Educational attainment (Percentage of the adult population (aged 25 to 64))
Educational attainment considers the number of adults aged 25 to 64 holding at least an upper secondary degree over the population of the same age, as defined by the ISCED classification.
Students’ cognitive skills (Average PISA scores)
Students’ average score in reading, mathematics and science as assessed by the OECD’s Programme for International Student Assessment (PISA)
Expected years in education (Number of years)
This indicator is the average duration of education in which a 5 year old child can expect to enrol during his/her lifetime until the age of 39. It is calculated under the current enrolment conditions by adding the net enrolment rates for each single year of age from the age of five onwards.
Social network support (Percentage of people aged 15 and over)
It's a measure of perceived social network support. The indicator is based on the question: “If you were in trouble, do you have relatives or friends you can count on to help you whenever you need them, or not?” and it considers the respondents who respond positively.
Stakeholder engagement for developing regulations
This indicator describes the extent to which formal stakeholder engagement is built in the development of primary laws and subordinate regulations. The indicator is calculated as the simple average of two composite indicators (covering respectively primary laws and subordinate regulations) that measure four aspects of stakeholder engagement , namely i) systematic adoption (of formal stakeholder engagement requirements); ii) methodology of consultation and stakeholder engagements; iii), transparency of public consultation processes and open government practices; and iv) oversight and quality control that refers to existence of oversight bodies and publicly available information on the results of stakeholder engagement. The maximum score for each of the four dimensions/categories is one and the maximum aggregate score for the composite indicator is then four. The stakeholder engagement indicator has been computed based on responses to the 2014 OECD’s regulatory indicators survey, where respondents were government officials in OECD countries.
Voter turnout (Percentage of the population)

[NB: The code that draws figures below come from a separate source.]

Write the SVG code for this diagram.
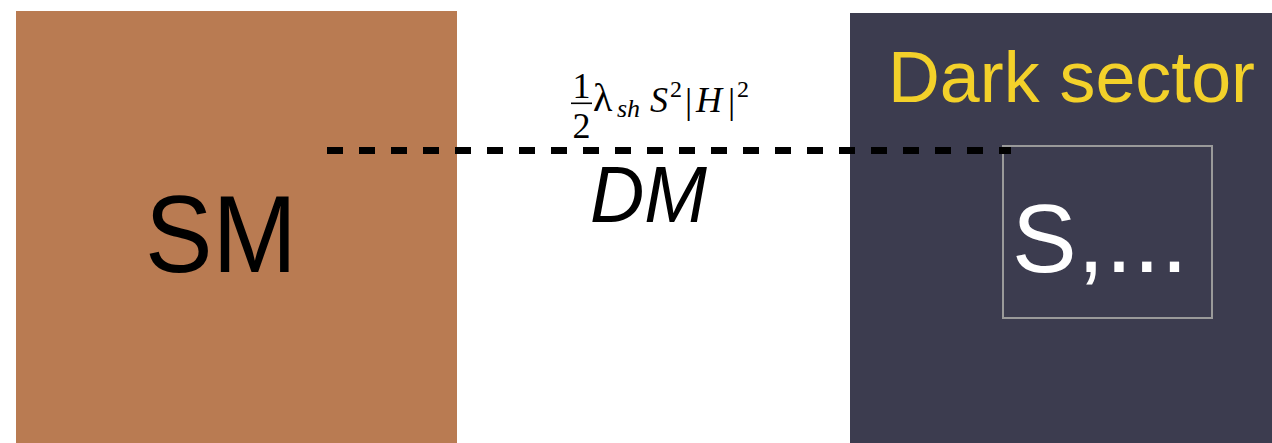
<svg xmlns="http://www.w3.org/2000/svg" width="1272" height="443" viewBox="0 0 1272 443">
<style>
.sans{font-family:"Liberation Sans",Arial,sans-serif}
.math{font-family:"Liberation Serif","DejaVu Serif",serif}
</style>
<rect width="1272" height="443" fill="#ffffff"/>
<g id="sm">
<rect x="16" y="11" width="441" height="432" fill="#B97B52"/>
<text class="sans" x="145" y="272" font-size="110" textLength="152" lengthAdjust="spacingAndGlyphs" fill="#000">SM</text>
</g>
<g id="dark-sector">
<rect x="850" y="13" width="422" height="430" fill="#3C3C4F"/>
<text class="sans" x="888" y="102" font-size="72" textLength="367" lengthAdjust="spacingAndGlyphs" fill="#F3D12A">Dark sector</text>
</g>
<g id="s-box">
<rect x="1003" y="146" width="209" height="172" fill="none" stroke="#9A9A9A" stroke-width="2"/>
<text class="sans" x="1012" y="272" font-size="97" textLength="176" lengthAdjust="spacing" fill="#ffffff">S,...</text>
</g>
<g id="connectors">
<line x1="327" y1="150.5" x2="1011" y2="150.5" stroke="#000" stroke-width="7" stroke-dasharray="16 16"/>
<g class="math" fill="#000">
<text x="581.5" y="98" font-size="36" text-anchor="middle">1</text>
<rect x="571" y="102.5" width="21" height="1.6"/>
<text x="581.5" y="138" font-size="36" text-anchor="middle">2</text>
<text x="593" y="111" font-size="40">λ</text>
<text x="617" y="117" font-size="26" font-style="italic">sh</text>
<text x="650" y="112" font-size="36" font-style="italic">S</text>
<text x="670" y="97" font-size="24">2</text>
<text x="685" y="113" font-size="36">|</text>
<text x="696" y="112" font-size="36" font-style="italic">H</text>
<text x="728" y="113" font-size="36">|</text>
<text x="737" y="97" font-size="24">2</text>
</g>
<text class="sans" x="590" y="222" font-size="80" font-style="italic" textLength="117" lengthAdjust="spacingAndGlyphs" fill="#000">DM</text>
</g>
</svg>
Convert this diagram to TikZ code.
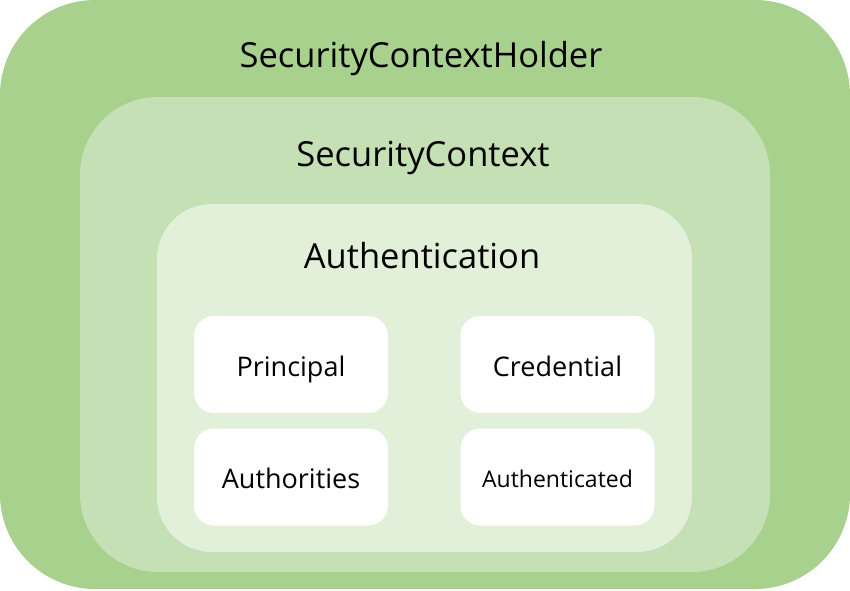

Voter turnout is here defined as the ratio between the number of individuals that cast a ballot during an election (whether this vote is valid or not) to the population registered to vote. As institutional features of voting systems vary a lot across countries and across types of elections, the indicator refers to the elections (parliamentary or presidential) that have attracted the largest number of voters in each country.
Air pollution (Micrograms per cubic meter)
The indicator is the population weighted average of annual concentrations of particulate matters less than 2.5 microns in diameter (PM2.5) in the air.
Satisfaction with water quality (Percentage of people aged 15 and over)
The indicator captures people's subjective appreciation of the environment where they live, in particular the quality of the water. It is based on the question: "In the city or area where you live, are you satisfied or dissatisfied with the quality of water?"and it considers people who responded they are satisfied.
Homicides rates (Age-standardised rate per 100,000 population)
Deaths due to assault.
Feeling safe walking alone at night (Percentage of people aged 15 and over)
The indicator is based on the question: "Do you feel safe walking alone at night in the city or area where you live?" and it shows people declaring they feel safe.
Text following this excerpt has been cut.